Navigating the AFM’s Light Regime: What are the key requirements?
In 2024, the Dutch Authority for the Financial Markets (AFM) held discussions with investment managers operating under the AIFMD Light Regime. As a result, the AFM discovered that some of these managers were not fully meeting regulatory requirements. This prompted them to release guidance to clarify their expectations.
What were the AFM’s clarifications?
According to the AIFMD framework, light regime managers must first submit an annual report containing information about the instruments in which they invest as well as their fund’s risk profiles. Providing accurate and timely information is crucial because it enables the AFM to monitor risks across the financial system effectively.
Another key takeaway is the type of investors these managers serve. They must indicate whether the fund is offered to professional investors—such as banks, investment firms, pension funds and large companies—or retail investors, including natural persons or small businesses. Additional requirements apply when making investment offerings to retail investors to ensure their protection. For example, managers must prepare and provide a Key Information Document (KID) to potential investors, outlining the fund’s strategy, risks, costs and intended returns.
If a light manager offers a fund to fewer than 150 retail investors, the offer must be directed at a very specific, limited group. This requirement refers to the number of people who receive the offer, not the number who participate. Managers must also demonstrate compliance with this guideline.
Additionally, even though light managers don’t have a full licence, they must adhere to all relevant obligations under the Dutch Anti-Money Laundering and Anti-Terrorist Financing Act (Wwft) and the Sanctions Act 1977 (Sw). This requires having robust policies appropriate to the size and nature of the investment institution. Managers must implement these policies based on their unique risk profiles.
Even when responsibilities are outsourced to third-party service providers, the AFM expects light managers to remain fully accountable.

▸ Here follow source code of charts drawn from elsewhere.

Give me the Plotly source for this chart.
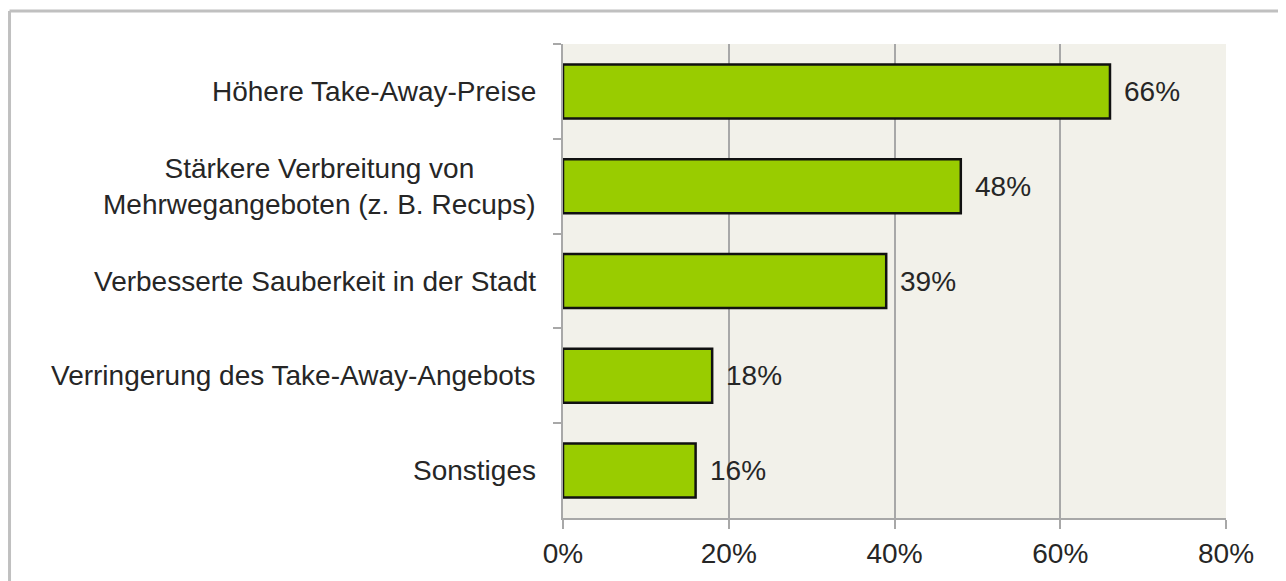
import plotly.graph_objects as go

categories = [
    "Höhere Take-Away-Preise",
    "Stärkere Verbreitung von<br>Mehrwegangeboten (z. B. Recups)",
    "Verbesserte Sauberkeit in der Stadt",
    "Verringerung des Take-Away-Angebots",
    "Sonstiges",
]
values = [66, 48, 39, 18, 16]
tick_vals = [0, 20, 40, 60, 80]
tick_text = ["0%", "20%", "40%", "60%", "80%"]

FONT = "Liberation Sans, Arial, sans-serif"
TXT = "#262626"

fig = go.Figure(go.Bar(
    x=values,
    y=categories,
    orientation="h",
    marker=dict(color="#99cc00", line=dict(color="#111111", width=2.5)),
    width=0.57,
    hoverinfo="skip",
))

# category labels (centered multi-line) and value labels
for cat, v in zip(categories, values):
    fig.add_annotation(x=0, y=cat, xref="paper", yref="y", text=cat,
                       xanchor="right", align="center", xshift=-25,
                       showarrow=False, font=dict(family=FONT, size=28, color=TXT))
    fig.add_annotation(x=v, y=cat, xref="x", yref="y", text=f"{v}%",
                       xanchor="left", xshift=12, showarrow=False,
                       font=dict(family=FONT, size=28, color=TXT))

# outer frame (left and top edges only, picture is cropped elsewhere)
frame = dict(color="#c0c0c0", width=3)
fig.add_shape(type="line", xref="paper", yref="paper",
              x0=-0.8348, x1=-0.8348, y0=-0.2, y1=1.0696, line=frame)
fig.add_shape(type="line", xref="paper", yref="paper",
              x0=-0.8348, x1=1.2, y0=1.0696, y1=1.0696, line=frame)

fig.update_layout(
    width=1278, height=573,
    margin=dict(l=555, r=60, t=36, b=63),
    paper_bgcolor="white",
    plot_bgcolor="#f2f1ea",
    showlegend=False,
    font=dict(family=FONT, size=28, color=TXT),
)
fig.update_xaxes(
    range=[0, 80], tickvals=tick_vals, ticktext=tick_text,
    showgrid=True, gridcolor="#a8a8a8", gridwidth=2,
    showline=True, linecolor="#a8a8a8", linewidth=2,
    ticks="outside", ticklen=9, tickwidth=2, tickcolor="#a8a8a8",
    tickfont=dict(family=FONT, size=28, color=TXT),
    zeroline=False, fixedrange=True,
)
fig.update_yaxes(
    autorange="reversed", showticklabels=False,
    showline=True, linecolor="#a8a8a8", linewidth=2,
    ticks="outside", ticklen=8, tickwidth=2, tickcolor="#a8a8a8",
    tickson="boundaries", showgrid=False, fixedrange=True,
)

fig.write_html("out.html")
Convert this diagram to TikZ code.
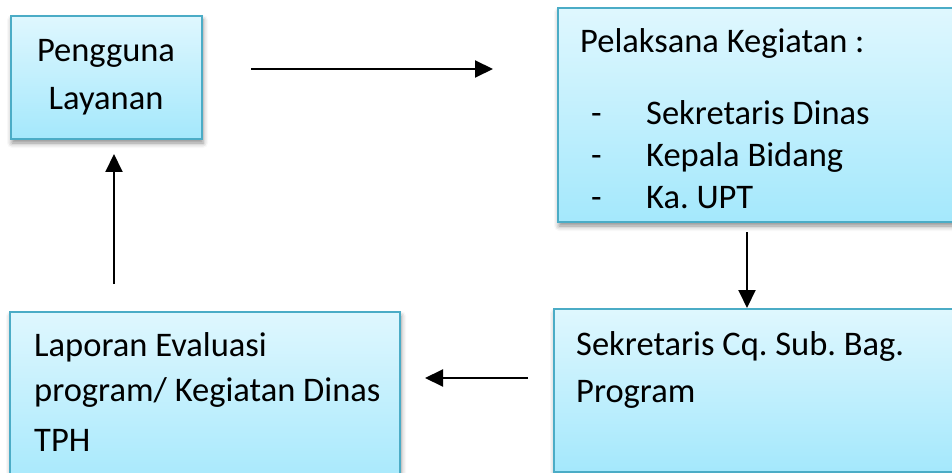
\documentclass[tikz,border=0pt]{standalone}
\usepackage{fontspec}
\setmainfont{Carlito}
\usetikzlibrary{arrows.meta,shadows,shadows.blur}
\definecolor{boxtop}{HTML}{DFF7FE}
\definecolor{boxbot}{HTML}{A4E8FC}
\definecolor{boxline}{HTML}{4BACC6}
\frenchspacing
\tikzset{
  flowbox/.style={rectangle, draw=boxline, line width=2pt, top color=boxtop, bottom color=boxbot,
    inner sep=0pt, blur shadow={shadow xshift=1pt, shadow yshift=-4pt, shadow blur radius=5pt, shadow opacity=45}},
  txt/.style={inner sep=0pt, font=\fontsize{34.5}{40}\selectfont, text=black},
  arr/.style={line width=2pt, -{Triangle[length=18pt,width=17pt]}}
}
\begin{document}
\begin{tikzpicture}[x=1pt,y=-1pt]
\useasboundingbox (0,0) rectangle (952,473);
% boxes
\node[flowbox, minimum width=191pt, minimum height=123pt] (b1) at (106.5,77.5) {};
\node[flowbox, minimum width=402pt, minimum height=214pt] (b2) at (759,115) {};
\node[flowbox, minimum width=390pt, minimum height=180pt] (b3) at (205,402) {};
\node[flowbox, minimum width=406pt, minimum height=163pt] (b4) at (757,390.5) {};
% texts
\node[txt, anchor=base] (t1a) at (106,62) {Pengguna};
\node[txt, anchor=base] (t1b) at (106,109.5) {Layanan};
\node[txt, anchor=base west] (t2a) at (580,53) {Pelaksana Kegiatan :};
\node[txt, anchor=base west] (d1) at (591,125) {-};
\node[txt, anchor=base west] (d2) at (591,167) {-};
\node[txt, anchor=base west] (d3) at (591,208) {-};
\node[txt, anchor=base west] (t2b) at (646,125) {Sekretaris Dinas};
\node[txt, anchor=base west] (t2c) at (646,167) {Kepala Bidang};
\node[txt, anchor=base west] (t2d) at (646,208) {Ka. UPT};
\node[txt, anchor=base west] (t3a) at (34,356) {Laporan Evaluasi};
\node[txt, anchor=base west] (t3b) at (34,401.5) {program/ Kegiatan Dinas};
\node[txt, anchor=base west] (t3c) at (34,451.5) {TPH};
\node[txt, anchor=base west] (t4a) at (576,355) {Sekretaris Cq. Sub. Bag.};
\node[txt, anchor=base west] (t4b) at (576,402.5) {Program};
% arrow end points
\coordinate (a1s) at (251,69);
\coordinate (a1e) at (493,69);
\coordinate (a2s) at (747,232);
\coordinate (a2e) at (747,308);
\coordinate (a3s) at (528,378);
\coordinate (a3e) at (425,378);
\coordinate (a4s) at (114,284);
\coordinate (a4e) at (114,154);
\draw[arr] (a1s) -- (a1e);
\draw[arr] (a2s) -- (a2e);
\draw[arr] (a3s) -- (a3e);
\draw[arr] (a4s) -- (a4e);
\end{tikzpicture}
\end{document}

They must regularly check whether they are still eligible for the light regime and immediately notify the AFM of any changes to their investment strategy or the funds they’re managing.
Lastly, in the event of the inactivity of the manager or any of their funds, they must formally deregister with the AFM. The process must include providing a written explanation for the fund’s closure and confirming there are no outstanding liabilities toward investors or creditors.